Task objective: Please set down exactly the lines of the listing below from the line containing "The picture is" through the line containing "from matplotlib.colors import", both lines included, leaving out all other lines.

[Stored dataset items]
——

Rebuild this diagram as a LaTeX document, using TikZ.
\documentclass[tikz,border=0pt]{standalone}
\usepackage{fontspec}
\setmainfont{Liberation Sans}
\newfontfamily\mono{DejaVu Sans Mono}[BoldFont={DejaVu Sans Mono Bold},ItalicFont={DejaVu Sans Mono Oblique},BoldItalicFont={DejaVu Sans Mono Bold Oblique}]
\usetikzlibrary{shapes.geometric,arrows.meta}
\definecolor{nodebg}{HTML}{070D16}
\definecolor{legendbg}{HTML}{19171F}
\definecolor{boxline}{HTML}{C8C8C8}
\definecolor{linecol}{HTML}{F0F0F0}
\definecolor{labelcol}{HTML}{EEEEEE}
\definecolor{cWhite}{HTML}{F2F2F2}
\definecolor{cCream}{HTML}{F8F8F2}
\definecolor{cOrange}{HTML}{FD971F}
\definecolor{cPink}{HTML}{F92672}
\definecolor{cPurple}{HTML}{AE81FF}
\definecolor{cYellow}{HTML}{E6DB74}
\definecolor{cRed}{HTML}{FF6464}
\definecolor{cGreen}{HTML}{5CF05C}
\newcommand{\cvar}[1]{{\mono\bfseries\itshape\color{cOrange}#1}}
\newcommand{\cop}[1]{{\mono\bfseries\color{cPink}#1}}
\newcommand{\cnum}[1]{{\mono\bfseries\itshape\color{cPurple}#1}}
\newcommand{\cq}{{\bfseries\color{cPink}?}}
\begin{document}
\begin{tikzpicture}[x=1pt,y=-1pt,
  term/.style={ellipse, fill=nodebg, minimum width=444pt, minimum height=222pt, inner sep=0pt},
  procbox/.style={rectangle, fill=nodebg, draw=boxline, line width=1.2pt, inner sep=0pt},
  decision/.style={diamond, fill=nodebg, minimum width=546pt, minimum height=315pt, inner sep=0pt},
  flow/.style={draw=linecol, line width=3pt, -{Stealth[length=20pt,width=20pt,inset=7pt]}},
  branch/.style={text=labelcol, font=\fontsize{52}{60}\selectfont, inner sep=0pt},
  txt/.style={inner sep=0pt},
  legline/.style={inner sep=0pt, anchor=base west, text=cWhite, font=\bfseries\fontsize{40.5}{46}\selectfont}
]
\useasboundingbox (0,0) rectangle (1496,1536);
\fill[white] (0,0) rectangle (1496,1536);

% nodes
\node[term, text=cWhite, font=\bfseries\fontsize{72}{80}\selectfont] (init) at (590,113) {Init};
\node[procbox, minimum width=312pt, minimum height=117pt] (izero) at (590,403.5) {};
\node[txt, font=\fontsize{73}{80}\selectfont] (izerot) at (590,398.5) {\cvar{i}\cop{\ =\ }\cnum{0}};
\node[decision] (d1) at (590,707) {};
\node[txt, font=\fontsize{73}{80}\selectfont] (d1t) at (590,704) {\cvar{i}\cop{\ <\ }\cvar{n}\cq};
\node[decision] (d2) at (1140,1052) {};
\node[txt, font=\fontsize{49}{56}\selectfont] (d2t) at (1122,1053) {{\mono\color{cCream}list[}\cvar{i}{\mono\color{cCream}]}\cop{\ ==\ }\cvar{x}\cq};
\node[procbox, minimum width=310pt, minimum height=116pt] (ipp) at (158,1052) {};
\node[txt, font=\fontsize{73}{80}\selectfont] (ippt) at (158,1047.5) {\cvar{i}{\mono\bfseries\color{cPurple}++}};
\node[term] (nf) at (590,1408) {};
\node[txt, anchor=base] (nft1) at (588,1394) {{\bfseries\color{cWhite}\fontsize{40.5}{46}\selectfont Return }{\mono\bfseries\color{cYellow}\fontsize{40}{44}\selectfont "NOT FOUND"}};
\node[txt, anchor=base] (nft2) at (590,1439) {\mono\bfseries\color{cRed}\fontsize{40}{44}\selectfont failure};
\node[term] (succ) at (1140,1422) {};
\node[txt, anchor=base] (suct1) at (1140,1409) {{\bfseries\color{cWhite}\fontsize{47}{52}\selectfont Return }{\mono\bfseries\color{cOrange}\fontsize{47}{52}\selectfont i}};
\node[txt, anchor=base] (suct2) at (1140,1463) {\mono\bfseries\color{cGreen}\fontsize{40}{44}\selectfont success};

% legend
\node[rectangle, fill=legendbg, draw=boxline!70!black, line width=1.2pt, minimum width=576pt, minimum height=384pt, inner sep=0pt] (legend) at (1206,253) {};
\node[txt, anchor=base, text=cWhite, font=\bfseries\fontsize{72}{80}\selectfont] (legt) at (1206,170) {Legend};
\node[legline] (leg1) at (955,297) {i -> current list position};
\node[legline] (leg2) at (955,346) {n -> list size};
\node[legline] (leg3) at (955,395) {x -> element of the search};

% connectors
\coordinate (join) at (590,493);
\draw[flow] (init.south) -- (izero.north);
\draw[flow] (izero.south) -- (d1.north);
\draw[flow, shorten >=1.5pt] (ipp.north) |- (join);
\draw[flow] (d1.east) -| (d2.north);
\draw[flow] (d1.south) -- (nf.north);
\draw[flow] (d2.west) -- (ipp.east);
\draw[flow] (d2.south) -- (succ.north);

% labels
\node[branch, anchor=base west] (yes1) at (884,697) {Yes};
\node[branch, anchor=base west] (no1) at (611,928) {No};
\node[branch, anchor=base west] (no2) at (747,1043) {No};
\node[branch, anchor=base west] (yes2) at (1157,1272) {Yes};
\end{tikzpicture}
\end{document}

——

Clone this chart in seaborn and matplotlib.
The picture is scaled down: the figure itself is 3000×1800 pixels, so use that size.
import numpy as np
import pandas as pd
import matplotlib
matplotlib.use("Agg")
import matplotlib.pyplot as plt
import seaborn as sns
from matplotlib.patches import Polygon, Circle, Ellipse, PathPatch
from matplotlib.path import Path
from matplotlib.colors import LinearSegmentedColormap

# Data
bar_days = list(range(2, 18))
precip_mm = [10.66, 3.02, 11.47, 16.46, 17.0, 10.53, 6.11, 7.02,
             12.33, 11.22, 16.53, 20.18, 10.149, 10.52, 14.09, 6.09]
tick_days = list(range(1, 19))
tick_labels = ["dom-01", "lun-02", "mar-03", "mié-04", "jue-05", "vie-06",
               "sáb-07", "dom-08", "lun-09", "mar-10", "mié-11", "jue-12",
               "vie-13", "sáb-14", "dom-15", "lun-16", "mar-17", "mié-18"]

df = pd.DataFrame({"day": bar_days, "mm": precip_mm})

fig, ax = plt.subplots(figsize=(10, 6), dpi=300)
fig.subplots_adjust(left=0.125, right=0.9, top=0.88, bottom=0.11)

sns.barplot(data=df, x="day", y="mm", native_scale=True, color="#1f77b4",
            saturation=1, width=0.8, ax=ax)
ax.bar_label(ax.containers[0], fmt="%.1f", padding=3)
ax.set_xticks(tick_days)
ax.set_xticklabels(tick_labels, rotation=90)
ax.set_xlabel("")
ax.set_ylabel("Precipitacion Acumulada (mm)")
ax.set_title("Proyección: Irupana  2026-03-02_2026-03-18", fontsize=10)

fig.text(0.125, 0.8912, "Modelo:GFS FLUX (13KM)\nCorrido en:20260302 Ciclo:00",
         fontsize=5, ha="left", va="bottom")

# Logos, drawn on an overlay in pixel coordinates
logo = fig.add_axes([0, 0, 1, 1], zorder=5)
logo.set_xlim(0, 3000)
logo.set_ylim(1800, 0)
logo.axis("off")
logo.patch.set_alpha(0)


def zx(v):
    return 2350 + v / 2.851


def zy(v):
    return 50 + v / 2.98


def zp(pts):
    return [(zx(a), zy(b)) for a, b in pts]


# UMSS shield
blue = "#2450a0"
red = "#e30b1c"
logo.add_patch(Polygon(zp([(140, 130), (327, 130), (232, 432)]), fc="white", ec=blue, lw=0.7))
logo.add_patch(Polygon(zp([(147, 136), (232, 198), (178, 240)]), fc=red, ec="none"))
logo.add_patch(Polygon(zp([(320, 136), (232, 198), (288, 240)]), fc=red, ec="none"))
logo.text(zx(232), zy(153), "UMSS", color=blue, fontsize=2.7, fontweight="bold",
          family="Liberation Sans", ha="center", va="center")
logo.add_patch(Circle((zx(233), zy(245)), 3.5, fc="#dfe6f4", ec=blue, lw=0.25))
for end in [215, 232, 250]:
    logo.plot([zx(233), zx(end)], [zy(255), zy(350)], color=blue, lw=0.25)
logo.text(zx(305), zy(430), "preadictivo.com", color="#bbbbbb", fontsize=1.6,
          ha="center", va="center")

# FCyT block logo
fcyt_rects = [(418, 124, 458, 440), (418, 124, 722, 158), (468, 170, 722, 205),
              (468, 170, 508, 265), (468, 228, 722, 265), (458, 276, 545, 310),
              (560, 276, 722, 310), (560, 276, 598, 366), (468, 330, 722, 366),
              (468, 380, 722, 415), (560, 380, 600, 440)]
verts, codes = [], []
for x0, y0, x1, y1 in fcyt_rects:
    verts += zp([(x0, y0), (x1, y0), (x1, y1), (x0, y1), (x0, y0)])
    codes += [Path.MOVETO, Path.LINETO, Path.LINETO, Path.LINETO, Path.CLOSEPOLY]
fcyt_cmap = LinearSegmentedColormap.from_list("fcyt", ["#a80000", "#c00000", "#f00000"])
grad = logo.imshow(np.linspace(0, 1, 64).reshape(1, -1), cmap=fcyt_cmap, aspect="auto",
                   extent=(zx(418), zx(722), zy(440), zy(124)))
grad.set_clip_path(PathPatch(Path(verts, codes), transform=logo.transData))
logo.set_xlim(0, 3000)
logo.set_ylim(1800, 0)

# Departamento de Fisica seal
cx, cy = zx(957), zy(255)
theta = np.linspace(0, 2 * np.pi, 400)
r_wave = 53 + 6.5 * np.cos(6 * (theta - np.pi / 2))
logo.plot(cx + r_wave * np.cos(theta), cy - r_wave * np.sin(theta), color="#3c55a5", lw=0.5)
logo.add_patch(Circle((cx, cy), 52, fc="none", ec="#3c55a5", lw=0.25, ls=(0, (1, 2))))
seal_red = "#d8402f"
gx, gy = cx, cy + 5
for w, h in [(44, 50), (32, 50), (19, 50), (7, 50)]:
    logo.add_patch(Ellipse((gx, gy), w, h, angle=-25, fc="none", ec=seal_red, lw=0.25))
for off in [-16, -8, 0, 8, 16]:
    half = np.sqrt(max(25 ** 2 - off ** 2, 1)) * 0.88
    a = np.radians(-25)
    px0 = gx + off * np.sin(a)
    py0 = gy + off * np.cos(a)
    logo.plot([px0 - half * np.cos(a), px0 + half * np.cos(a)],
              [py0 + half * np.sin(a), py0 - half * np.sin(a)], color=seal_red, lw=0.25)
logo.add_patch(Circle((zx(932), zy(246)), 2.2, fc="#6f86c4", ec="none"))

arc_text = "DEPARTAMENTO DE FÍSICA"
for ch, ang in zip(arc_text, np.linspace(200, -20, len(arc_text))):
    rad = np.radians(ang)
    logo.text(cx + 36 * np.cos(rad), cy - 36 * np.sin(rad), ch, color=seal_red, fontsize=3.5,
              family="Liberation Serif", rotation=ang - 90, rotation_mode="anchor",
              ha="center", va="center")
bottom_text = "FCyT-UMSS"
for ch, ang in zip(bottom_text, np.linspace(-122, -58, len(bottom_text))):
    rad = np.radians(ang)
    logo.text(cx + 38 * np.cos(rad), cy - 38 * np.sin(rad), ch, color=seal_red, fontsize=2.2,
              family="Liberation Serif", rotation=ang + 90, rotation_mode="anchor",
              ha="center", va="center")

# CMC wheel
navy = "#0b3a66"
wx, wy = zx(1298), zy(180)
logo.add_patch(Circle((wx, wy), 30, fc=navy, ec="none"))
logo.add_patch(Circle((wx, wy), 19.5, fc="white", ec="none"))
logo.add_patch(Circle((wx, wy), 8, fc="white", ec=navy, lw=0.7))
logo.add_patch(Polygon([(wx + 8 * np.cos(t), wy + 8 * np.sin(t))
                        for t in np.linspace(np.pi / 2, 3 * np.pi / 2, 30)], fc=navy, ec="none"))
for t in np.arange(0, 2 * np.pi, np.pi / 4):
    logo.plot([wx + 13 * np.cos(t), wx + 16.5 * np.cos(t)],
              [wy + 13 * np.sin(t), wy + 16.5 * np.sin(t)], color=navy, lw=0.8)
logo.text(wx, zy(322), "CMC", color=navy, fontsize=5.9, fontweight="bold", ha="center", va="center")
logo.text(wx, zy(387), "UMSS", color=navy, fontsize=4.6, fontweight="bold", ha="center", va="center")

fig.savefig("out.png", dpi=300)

——

Result for this exercise:
The picture is scaled down: the figure itself is 3000×1800 pixels, so use that size.
import numpy as np
import pandas as pd
import matplotlib
matplotlib.use("Agg")
import matplotlib.pyplot as plt
import seaborn as sns
from matplotlib.patches import Polygon, Circle, Ellipse, PathPatch
from matplotlib.path import Path
from matplotlib.colors import LinearSegmentedColormap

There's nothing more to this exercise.